Design and construction
- Architect: Foster and Partners
- Engineer: Selami Gürel Vector Foiltec (climate shell)
- Structural engineer: Buro Happold

= Khan Shatyr Entertainment Center =

Shopping centre

Khan Shatyr (Хан Шатыр) is a transparent tent-shaped Entertainment Center located in Astana, the capital city of Kazakhstan. Built in a neo-futurist style, the architectural project was unveiled by the first President of Kazakhstan Nursultan Nazarbayev on December 9, 2006.

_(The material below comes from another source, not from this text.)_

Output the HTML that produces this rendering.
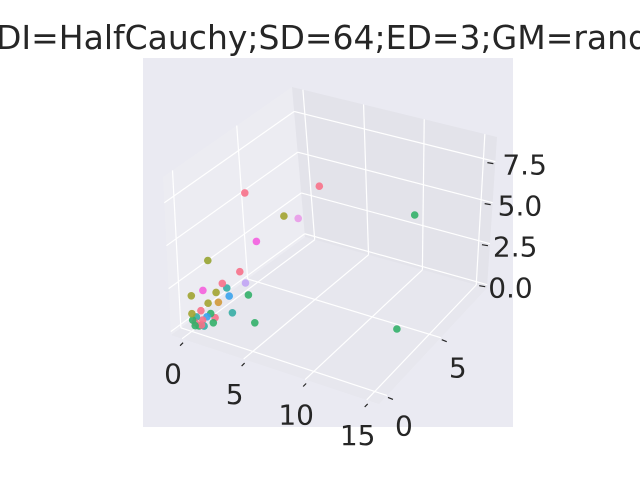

The 90 m high tent (150 m including the spire) has a 200 × 195 m elliptical base covering 140000 sqm. Under the tent, an area larger than 10 football fields, is an urban-scale park, shopping and entertainment venue with squares and cobbled streets, a boating river, shopping centre, minigolf and indoor beach resort. The fabric roof is constructed from ETFE-cushions provided by Vector Foiltec, suspended on a network of cables strung from a central spire. The transparent material allows sunlight through which, in conjunction with the stack effect, air heating and cooling systems, is designed to maintain an internal temperature between 15–30 C in the main space and 19–24 C in the retail units, while outside the temperature varies between -35 and 35 C across the year.

Following the construction of the Palace of Peace and Reconciliation (opened in 2006), a glass pyramid, the Khan Shatyr Entertainment Center was the second national project in Astana designed by UK architect Norman Foster (of Foster and Partners), (Partners in Charge Filo Russo and Peter Ridley), and UK engineers Buro Happold led by Mike Cook. Aldar Properties was a partner in the development. Construction documentation architects were Linea and Gultekin. The construction of the tent-city was the responsibility of the Turkish company Sembol.

After a series of delays, the main mast was eventually erected in December 2008, and the whole complex was completed and opened on July 5, 2010, 70th birthday of Kazakhstan's president, Nursultan Nazarbayev. Andrea Bocelli gave a concert for the occasion, with guests including the President of Russia, Dmitry Medvedev; the President of Ukraine, Viktor Yanukovych; the President of Turkey, Abdullah Gül; the President of Belarus, Alexander Lukashenko; the President of Armenia, Serzh Sargsyan; the President of Tajikistan, Emomalii Rahmon; the President of Kyrgyzstan, Roza Otunbayeva; the Crown prince of Abu Dhabi, Mohammed bin Zayed Al Nahyan; and the King of Jordan, Abdullah II.